** begin SUPPLIED RECORDS **
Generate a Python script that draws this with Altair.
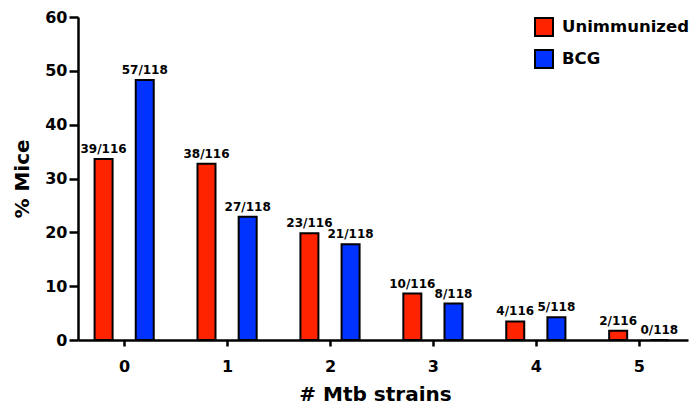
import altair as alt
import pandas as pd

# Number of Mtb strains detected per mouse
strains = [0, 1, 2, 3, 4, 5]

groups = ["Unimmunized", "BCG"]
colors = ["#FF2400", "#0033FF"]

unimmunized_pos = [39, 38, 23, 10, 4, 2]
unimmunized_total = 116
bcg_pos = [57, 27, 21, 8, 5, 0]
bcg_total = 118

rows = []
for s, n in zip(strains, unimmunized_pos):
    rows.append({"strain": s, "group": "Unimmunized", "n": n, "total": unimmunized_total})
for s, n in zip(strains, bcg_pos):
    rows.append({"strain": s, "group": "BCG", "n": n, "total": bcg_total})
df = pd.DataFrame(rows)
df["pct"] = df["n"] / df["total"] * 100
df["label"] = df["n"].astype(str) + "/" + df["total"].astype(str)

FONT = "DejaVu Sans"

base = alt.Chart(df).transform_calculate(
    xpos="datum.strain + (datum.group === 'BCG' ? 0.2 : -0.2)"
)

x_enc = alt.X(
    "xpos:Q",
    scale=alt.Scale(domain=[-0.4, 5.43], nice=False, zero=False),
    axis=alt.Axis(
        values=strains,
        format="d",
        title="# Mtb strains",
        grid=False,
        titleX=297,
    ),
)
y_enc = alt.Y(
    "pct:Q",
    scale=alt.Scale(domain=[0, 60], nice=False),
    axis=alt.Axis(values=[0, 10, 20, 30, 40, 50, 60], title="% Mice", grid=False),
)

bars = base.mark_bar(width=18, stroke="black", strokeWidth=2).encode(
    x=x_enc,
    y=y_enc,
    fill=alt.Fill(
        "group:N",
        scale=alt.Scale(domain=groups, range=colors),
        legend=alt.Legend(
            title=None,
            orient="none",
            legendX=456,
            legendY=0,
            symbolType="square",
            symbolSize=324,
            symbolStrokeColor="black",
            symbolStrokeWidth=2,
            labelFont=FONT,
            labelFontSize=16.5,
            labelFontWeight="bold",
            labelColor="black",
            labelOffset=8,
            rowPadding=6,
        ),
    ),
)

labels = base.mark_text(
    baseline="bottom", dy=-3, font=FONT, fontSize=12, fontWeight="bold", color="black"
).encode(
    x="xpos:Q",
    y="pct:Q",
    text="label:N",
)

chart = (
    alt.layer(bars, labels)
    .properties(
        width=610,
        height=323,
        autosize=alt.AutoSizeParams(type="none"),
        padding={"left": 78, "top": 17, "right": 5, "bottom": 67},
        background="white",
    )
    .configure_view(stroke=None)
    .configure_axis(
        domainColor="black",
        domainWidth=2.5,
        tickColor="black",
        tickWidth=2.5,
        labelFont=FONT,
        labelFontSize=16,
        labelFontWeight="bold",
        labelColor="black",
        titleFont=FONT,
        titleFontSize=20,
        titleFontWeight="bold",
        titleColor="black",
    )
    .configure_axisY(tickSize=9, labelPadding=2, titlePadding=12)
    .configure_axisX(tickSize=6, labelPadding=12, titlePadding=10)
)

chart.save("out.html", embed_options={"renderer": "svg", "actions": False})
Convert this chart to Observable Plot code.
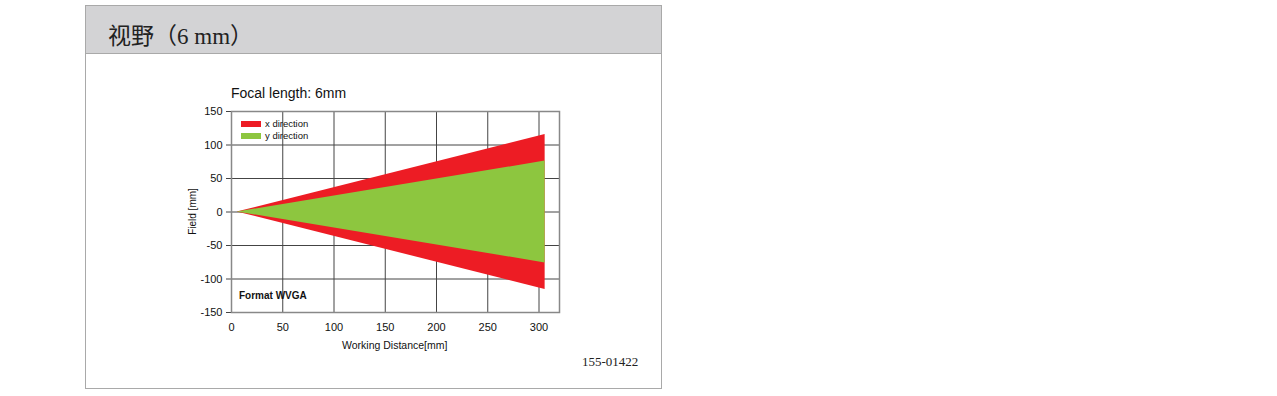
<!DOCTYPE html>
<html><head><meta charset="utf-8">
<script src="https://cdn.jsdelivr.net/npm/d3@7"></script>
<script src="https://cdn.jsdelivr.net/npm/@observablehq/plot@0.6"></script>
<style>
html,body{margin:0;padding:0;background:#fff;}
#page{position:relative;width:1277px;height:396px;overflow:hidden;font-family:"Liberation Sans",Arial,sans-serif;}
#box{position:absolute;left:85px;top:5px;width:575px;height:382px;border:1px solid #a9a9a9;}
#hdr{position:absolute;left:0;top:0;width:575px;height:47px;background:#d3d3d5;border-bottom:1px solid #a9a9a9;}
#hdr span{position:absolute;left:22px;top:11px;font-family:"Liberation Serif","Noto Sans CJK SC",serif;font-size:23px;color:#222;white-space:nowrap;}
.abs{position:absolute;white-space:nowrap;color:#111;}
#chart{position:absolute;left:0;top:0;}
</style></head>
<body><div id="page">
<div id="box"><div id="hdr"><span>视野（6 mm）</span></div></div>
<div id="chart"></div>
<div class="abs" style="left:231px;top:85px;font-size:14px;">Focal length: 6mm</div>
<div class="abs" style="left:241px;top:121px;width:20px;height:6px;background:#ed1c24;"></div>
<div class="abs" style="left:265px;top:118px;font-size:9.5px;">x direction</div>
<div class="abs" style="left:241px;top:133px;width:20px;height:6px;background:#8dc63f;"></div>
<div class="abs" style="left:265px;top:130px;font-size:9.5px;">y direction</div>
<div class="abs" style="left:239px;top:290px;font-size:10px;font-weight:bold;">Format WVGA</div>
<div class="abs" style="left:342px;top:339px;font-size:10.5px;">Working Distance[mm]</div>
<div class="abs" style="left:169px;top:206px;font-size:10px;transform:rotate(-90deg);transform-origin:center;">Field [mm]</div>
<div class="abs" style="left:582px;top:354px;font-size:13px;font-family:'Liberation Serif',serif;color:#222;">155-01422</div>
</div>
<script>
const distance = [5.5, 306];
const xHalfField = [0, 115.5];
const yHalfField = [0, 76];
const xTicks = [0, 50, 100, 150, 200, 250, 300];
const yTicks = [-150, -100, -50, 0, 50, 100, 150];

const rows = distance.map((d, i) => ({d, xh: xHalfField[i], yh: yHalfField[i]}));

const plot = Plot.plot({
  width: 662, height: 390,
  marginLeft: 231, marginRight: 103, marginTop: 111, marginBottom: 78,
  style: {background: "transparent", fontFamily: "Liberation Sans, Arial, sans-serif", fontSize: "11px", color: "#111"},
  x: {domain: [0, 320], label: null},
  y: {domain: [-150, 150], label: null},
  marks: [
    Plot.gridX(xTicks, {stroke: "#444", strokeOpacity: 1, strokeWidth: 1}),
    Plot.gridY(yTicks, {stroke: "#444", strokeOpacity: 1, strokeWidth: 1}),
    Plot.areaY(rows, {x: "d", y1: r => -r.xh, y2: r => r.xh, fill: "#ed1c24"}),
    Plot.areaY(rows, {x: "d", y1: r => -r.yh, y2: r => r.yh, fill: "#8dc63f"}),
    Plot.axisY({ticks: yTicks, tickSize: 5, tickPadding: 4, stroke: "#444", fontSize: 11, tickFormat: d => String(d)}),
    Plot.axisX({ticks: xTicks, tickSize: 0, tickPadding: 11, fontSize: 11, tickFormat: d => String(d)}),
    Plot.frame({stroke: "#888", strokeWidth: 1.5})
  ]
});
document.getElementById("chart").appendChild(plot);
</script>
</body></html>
** end SUPPLIED RECORDS **
→ PROBLEM TO WORK ON: Repeat only the lines from the beginning of the material through the line containing "bcg_total = 118", both ends kept, leaving pictures out.

→ TASK RESULT:
Generate a Python script that draws this with Altair.
import altair as alt
import pandas as pd

# Number of Mtb strains detected per mouse
strains = [0, 1, 2, 3, 4, 5]

groups = ["Unimmunized", "BCG"]
colors = ["#FF2400", "#0033FF"]

unimmunized_pos = [39, 38, 23, 10, 4, 2]
unimmunized_total = 116
bcg_pos = [57, 27, 21, 8, 5, 0]
bcg_total = 118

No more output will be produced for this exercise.